10 ‘The Quick and the Dead’ (1995)
Somewhere between directing the Evil Dead trilogy and the Spider-Man trilogy, Sam Raimi also made The Quick and the Dead, which is one of its decade’s best Westerns. It’s about a town that holds a quick-draw tournament, and a dangerous one at that, as it continually ends up proving fatal for many participants.
It has a great cast, with it being led by Sharon Stone, Russell Crowe, Gene Hackman, and a young Leonardo DiCaprio. Hackman’s villainous character here is one of the slimiest and most despicable he ever played, being a great love-to-hate character that helps make the otherwise fairly simple story worth caring about.
9 ‘Hoosiers’ (1986)
A compelling and underrated 1980s sports drama, Hoosiers sees Gene Hackman playing a determined – and sometimes divisive – coach of a small-town basketball team. The film takes place in the 1950s, and uses familiar sports movie tropes in telling its story about how this team struggled yet improved under their coach.
It’s a very quiet movie, with the lack of flashiness or explosive action perhaps leaving it within the realm of the underrated. But it’s worth checking out, because it tells a familiar story well, and has some great performances – one from Hackman, of course, but also an equally great supporting turn from an Oscar-nominated Dennis Hopper.
8 ‘Reds’ (1981)
Reds is a mammoth film, clocking in at 195 minutes and telling a large-scale historical story with a truly impressive cast. Beyond Gene Hackman (in a relatively small role), that cast also includes Warren Beatty, Diane Keaton, and Jack Nicholson, and is about love and attempted revolutions, centering around an American journalist who wanted to spread socialist principles among the U.S.’s working class.
It might be a little long or even over-ambitious for some, but the effort has to be appreciated, with star Warren Beatty also directing, producing, and co-writing the film. Hackman’s briefly featured as an associate of the main character, with his role here having some similarities to his first credited (brief) performance in 1964’s Lillith, as that also featured Beatty in the lead role.
7 ‘Superman’ (1978)
The original Superman is arguably still the best movie to ever feature the iconic superhero. It’s a pure and good-natured superhero movie, with the titular character doing a whole lot more saving people than fighting them. Its 1980 sequel was good, but the Superman movies (and the 1984 Supergirl movie) that followed weren’t exactly great.
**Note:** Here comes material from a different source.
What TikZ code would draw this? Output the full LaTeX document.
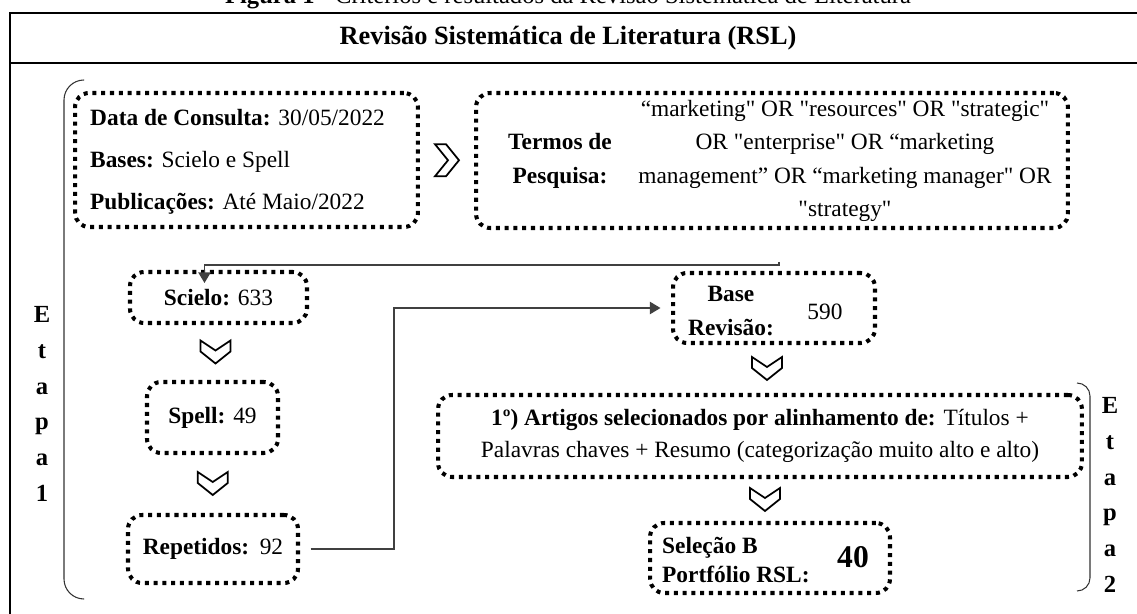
\documentclass[tikz,border=0pt]{standalone}
\usepackage{fontspec}
\setmainfont{Liberation Serif}[Ligatures=TeXOff]
\usetikzlibrary{calc,arrows.meta}

\begin{document}
\begin{tikzpicture}[x=0.02cm,y=-0.02cm]
    \tikzset{font={\fontsize{13.3pt}{18pt}\selectfont},
      box/.style={draw,line width=2.3pt,dash pattern=on 2.3pt off 2.7pt,rounded corners=8pt,inner sep=0pt},
      conn/.style={black!75,line width=.8pt},
      tip/.style={-{Triangle[length=6pt,width=7pt]}},
      brk/.style={black!80,line width=.6pt},
      chev/.style={line width=1pt,line join=miter},
      etapa/.style={font={\bfseries\fontsize{14pt}{20.3pt}\selectfont},align=center},
      chevdown/.pic={\draw[chev] (-15,-12)--(0,-2)--(15,-12)--(15,-1)--(0,11)--(-15,-1)--cycle;},
      chevright/.pic={\draw[chev] (-12,-16)--(-1,-16)--(12,0)--(-1,16)--(-12,16)--(1,0)--cycle;}}
    \useasboundingbox (0,0) rectangle (1137,614);
    % frame and heading
    \node[anchor=base,font={\fontsize{14pt}{16pt}\selectfont}] (caption) at (568,4)
      {\textbf{Figura 1} - Critérios e resultados da Revisão Sistemática de Literatura};
    \draw[line width=1pt] (10,13) rectangle (1160,640);
    \draw[line width=1pt] (10,63)--(1160,63);
    \node[font={\bfseries\fontsize{15pt}{18pt}\selectfont}] (title) at (568,38)
      {Revisão Sistemática de Literatura (RSL)};
    % etapa 1
    \draw[brk,rounded corners=4mm] (84,80)--(64,80)--(64,599)--(84,599);
    \node[etapa] (etapa1) at (42,404) {E\\t\\a\\p\\a\\1};
    \node[box,minimum width=68.6mm,minimum height=26.8mm] (cons) at (246.5,160) {};
    \node[anchor=west,align=left,font={\fontsize{13.3pt}{24pt}\selectfont}] (consTxt) at (84,162)
      {\textbf{Data de Consulta:} 30/05/2022\\\textbf{Bases:} Scielo e Spell\\\textbf{Publicações:} Até Maio/2022};
    \node[box,minimum width=118.4mm,minimum height=27mm] (termos) at (772,160.5) {};
    \node[align=center,font={\bfseries\fontsize{13.3pt}{19pt}\selectfont}] (termosLbl) at (560,161) {Termos de\\Pesquisa:};
    \node[align=center,font={\fontsize{13.3pt}{19pt}\selectfont}] (termosTxt) at (845,161)
      {“marketing" OR "resources" OR "strategic"\\OR "enterprise" OR “marketing\\management” OR “marketing manager" OR\\"strategy"};
    \pic at ($(cons.east)!.5!(termos.west)$) {chevright};
    \node[box,minimum width=35.4mm,minimum height=10.2mm] (scielo) at (218.5,297.5) {\textbf{Scielo:} 633};
    \node[box,minimum width=26.2mm,minimum height=14.2mm] (spell) at (212.5,417.5) {\textbf{Spell:} 49};
    \node[box,minimum width=34mm,minimum height=13.6mm] (rep) at (213,549) {\textbf{Repetidos:}\hspace{.45em}92};
    \pic at ($(scielo.south)!.5!(spell.north)$) {chevdown};
    \pic at ($(spell.south)!.5!(rep.north)$) {chevdown};
    \coordinate (tEnd) at (779,262);
    \draw[conn,tip] (tEnd)--++(0,3)-|($(scielo.north)+(-14,13)$);
    % etapa 2
    \node[box,minimum width=40.4mm,minimum height=14mm] (base) at (774,308) {};
    \node[align=center,font={\bfseries\fontsize{13.3pt}{19pt}\selectfont}] (baseLbl) at (731,311) {Base\\Revisão:};
    \node (baseNum) at (825,312) {590};
    \draw[conn,tip,shorten <=6pt,shorten >=6pt] (rep.east)--++(94,0)|-(base.west);
    \node[box,minimum width=128.8mm,minimum height=16.4mm,align=center] (art) at (760,436)
      {\textbf{1º) Artigos selecionados por alinhamento de:} Títulos +\\Palavras chaves + Resumo (categorização muito alto e alto)};
    \node[box,minimum width=48mm,minimum height=14mm] (sel) at (770,558) {};
    \node[anchor=west,align=left,font={\bfseries\fontsize{13.3pt}{17pt}\selectfont}] (selLbl) at (656,560) {Seleção B\\Portfólio RSL:};
    \node[font={\bfseries\fontsize{18pt}{20pt}\selectfont}] (selNum) at (853,557) {40};
    \pic at ($(base.south)!.5!(art.north)$) {chevdown};
    \pic at ($(art.south)!.5!(sel.north)$) {chevdown};
    \draw[brk,rounded corners=2.6mm] (1077,383)--(1090,383)--(1090,591)--(1077,591);
    \node[etapa] (etapa2) at (1110,495) {E\\t\\a\\p\\a\\2};
\end{tikzpicture}
\end{document}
Christopher Reeve is great in the lead role, though his status as a newcomer actor meant he was unfairly billed below both Marlon Brando (who has a fairly small role) and Gene Hackman (who’s the lead antagonist). Still, you can’t deny that the latter is a fantastic villain here, with the film’s overall popularity and status as a classic also making it one of Hackman’s most recognizable works.
6 ‘The Royal Tenenbaums’ (2001)
It’s fair to call The Royal Tenenbaums a comedy, so long as you include a disclaimer of sorts that clarifies it’s a very sad comedy at times. It was one of Wes Anderson’s earliest feature films, and expertly blended quirky humor and tragic family drama, telling the story of a dysfunctional family upended further by the return of its on-and-off patriarch, played by Gene Hackman.
It marked the start of Anderson’s foray into directing movies with ensemble casts, given his previous two movies – Bottle Rocket and Rushmore – each had a more restricted scope. And the casting of Hackman as arguably the film’s central character also did wonders for The Royal Tenenbaums, with it being one of his most captivating and complex roles, and the greatest film of his released in the 21st century.